Repeat the full listing below verbatim and keep the images out.

:::::

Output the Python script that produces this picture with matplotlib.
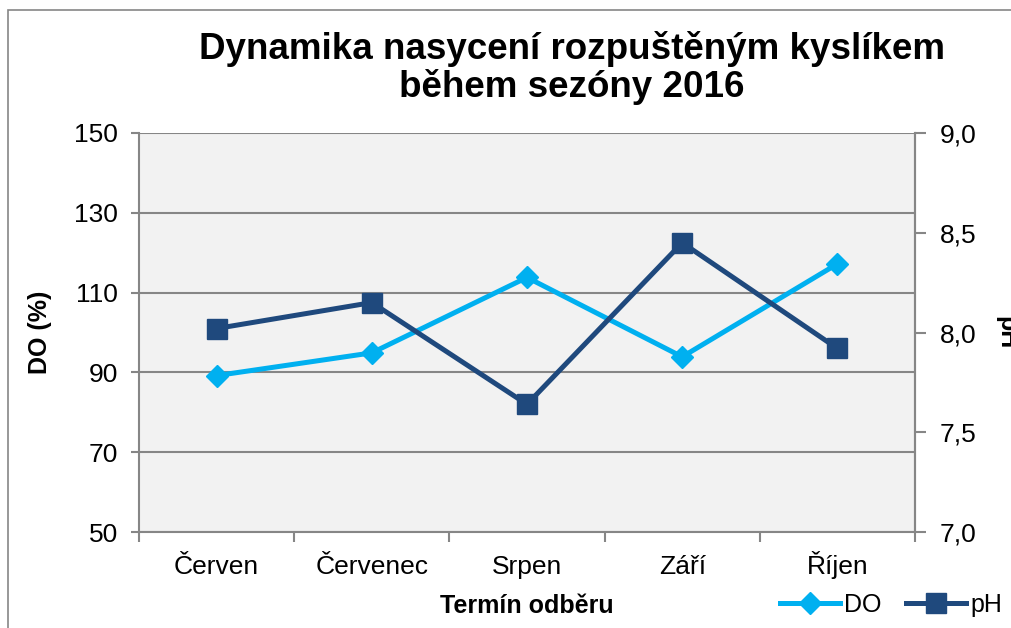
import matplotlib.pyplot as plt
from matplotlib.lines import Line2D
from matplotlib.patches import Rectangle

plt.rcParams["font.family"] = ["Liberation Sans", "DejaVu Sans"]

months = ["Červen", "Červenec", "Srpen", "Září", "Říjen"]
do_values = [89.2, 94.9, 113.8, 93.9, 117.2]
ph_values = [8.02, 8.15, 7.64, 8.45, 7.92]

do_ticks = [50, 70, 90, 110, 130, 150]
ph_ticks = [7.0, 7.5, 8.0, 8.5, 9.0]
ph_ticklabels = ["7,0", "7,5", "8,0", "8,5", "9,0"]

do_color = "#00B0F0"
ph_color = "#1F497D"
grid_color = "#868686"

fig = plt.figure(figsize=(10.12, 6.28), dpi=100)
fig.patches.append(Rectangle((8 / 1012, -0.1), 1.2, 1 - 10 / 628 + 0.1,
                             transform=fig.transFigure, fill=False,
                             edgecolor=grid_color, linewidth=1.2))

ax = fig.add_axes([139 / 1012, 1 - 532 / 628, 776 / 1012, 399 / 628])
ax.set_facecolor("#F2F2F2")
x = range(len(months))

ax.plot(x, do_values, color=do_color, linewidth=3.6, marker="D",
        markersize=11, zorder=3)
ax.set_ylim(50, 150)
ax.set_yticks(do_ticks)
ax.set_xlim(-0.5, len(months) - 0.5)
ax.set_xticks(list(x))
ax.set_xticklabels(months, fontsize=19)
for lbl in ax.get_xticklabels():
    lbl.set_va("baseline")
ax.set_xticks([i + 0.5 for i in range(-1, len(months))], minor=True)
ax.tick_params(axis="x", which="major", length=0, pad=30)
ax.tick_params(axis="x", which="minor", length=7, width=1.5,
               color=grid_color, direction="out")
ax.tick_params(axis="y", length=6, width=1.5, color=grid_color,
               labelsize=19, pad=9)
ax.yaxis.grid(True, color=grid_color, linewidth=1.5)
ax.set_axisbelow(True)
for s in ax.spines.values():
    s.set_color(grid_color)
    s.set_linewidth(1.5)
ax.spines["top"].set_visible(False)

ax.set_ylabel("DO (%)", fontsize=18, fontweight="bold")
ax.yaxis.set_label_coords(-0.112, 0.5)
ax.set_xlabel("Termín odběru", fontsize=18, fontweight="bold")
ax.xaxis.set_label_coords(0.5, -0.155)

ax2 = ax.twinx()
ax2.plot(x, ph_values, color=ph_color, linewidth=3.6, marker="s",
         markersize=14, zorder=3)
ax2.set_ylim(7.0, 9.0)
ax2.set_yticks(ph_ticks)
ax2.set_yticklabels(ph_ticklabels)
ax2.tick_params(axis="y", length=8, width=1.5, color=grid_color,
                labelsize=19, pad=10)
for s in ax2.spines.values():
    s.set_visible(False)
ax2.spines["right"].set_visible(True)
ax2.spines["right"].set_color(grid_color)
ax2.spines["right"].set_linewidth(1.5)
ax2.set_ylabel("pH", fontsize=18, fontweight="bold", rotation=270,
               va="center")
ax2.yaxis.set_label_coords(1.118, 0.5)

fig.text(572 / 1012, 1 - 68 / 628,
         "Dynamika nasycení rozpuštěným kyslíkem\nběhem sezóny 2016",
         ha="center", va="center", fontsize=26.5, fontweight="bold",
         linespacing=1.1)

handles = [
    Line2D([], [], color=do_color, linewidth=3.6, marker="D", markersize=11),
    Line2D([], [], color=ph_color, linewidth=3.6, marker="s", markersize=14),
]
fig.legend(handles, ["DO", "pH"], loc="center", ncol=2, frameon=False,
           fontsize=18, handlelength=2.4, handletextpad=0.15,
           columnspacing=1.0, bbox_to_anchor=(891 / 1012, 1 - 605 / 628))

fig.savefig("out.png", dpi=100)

:::::

### Result
Output the Python script that produces this picture with matplotlib.
import matplotlib.pyplot as plt
from matplotlib.lines import Line2D
from matplotlib.patches import Rectangle

plt.rcParams["font.family"] = ["Liberation Sans", "DejaVu Sans"]

months = ["Červen", "Červenec", "Srpen", "Září", "Říjen"]
do_values = [89.2, 94.9, 113.8, 93.9, 117.2]
ph_values = [8.02, 8.15, 7.64, 8.45, 7.92]

do_ticks = [50, 70, 90, 110, 130, 150]
ph_ticks = [7.0, 7.5, 8.0, 8.5, 9.0]
ph_ticklabels = ["7,0", "7,5", "8,0", "8,5", "9,0"]

do_color = "#00B0F0"
ph_color = "#1F497D"
grid_color = "#868686"

fig = plt.figure(figsize=(10.12, 6.28), dpi=100)
fig.patches.append(Rectangle((8 / 1012, -0.1), 1.2, 1 - 10 / 628 + 0.1,
                             transform=fig.transFigure, fill=False,
                             edgecolor=grid_color, linewidth=1.2))

ax = fig.add_axes([139 / 1012, 1 - 532 / 628, 776 / 1012, 399 / 628])
ax.set_facecolor("#F2F2F2")
x = range(len(months))

ax.plot(x, do_values, color=do_color, linewidth=3.6, marker="D",
        markersize=11, zorder=3)
ax.set_ylim(50, 150)
ax.set_yticks(do_ticks)
ax.set_xlim(-0.5, len(months) - 0.5)
ax.set_xticks(list(x))
ax.set_xticklabels(months, fontsize=19)
for lbl in ax.get_xticklabels():
    lbl.set_va("baseline")
ax.set_xticks([i + 0.5 for i in range(-1, len(months))], minor=True)
ax.tick_params(axis="x", which="major", length=0, pad=30)
ax.tick_params(axis="x", which="minor", length=7, width=1.5,
               color=grid_color, direction="out")
ax.tick_params(axis="y", length=6, width=1.5, color=grid_color,
               labelsize=19, pad=9)
ax.yaxis.grid(True, color=grid_color, linewidth=1.5)
ax.set_axisbelow(True)
for s in ax.spines.values():
    s.set_color(grid_color)
    s.set_linewidth(1.5)
ax.spines["top"].set_visible(False)

ax.set_ylabel("DO (%)", fontsize=18, fontweight="bold")
ax.yaxis.set_label_coords(-0.112, 0.5)
ax.set_xlabel("Termín odběru", fontsize=18, fontweight="bold")
ax.xaxis.set_label_coords(0.5, -0.155)

ax2 = ax.twinx()
ax2.plot(x, ph_values, color=ph_color, linewidth=3.6, marker="s",
         markersize=14, zorder=3)
ax2.set_ylim(7.0, 9.0)
ax2.set_yticks(ph_ticks)
ax2.set_yticklabels(ph_ticklabels)
ax2.tick_params(axis="y", length=8, width=1.5, color=grid_color,
                labelsize=19, pad=10)
for s in ax2.spines.values():
    s.set_visible(False)
ax2.spines["right"].set_visible(True)
ax2.spines["right"].set_color(grid_color)
ax2.spines["right"].set_linewidth(1.5)
ax2.set_ylabel("pH", fontsize=18, fontweight="bold", rotation=270,
               va="center")
ax2.yaxis.set_label_coords(1.118, 0.5)

fig.text(572 / 1012, 1 - 68 / 628,
         "Dynamika nasycení rozpuštěným kyslíkem\nběhem sezóny 2016",
         ha="center", va="center", fontsize=26.5, fontweight="bold",
         linespacing=1.1)

handles = [
    Line2D([], [], color=do_color, linewidth=3.6, marker="D", markersize=11),
    Line2D([], [], color=ph_color, linewidth=3.6, marker="s", markersize=14),
]
fig.legend(handles, ["DO", "pH"], loc="center", ncol=2, frameon=False,
           fontsize=18, handlelength=2.4, handletextpad=0.15,
           columnspacing=1.0, bbox_to_anchor=(891 / 1012, 1 - 605 / 628))

fig.savefig("out.png", dpi=100)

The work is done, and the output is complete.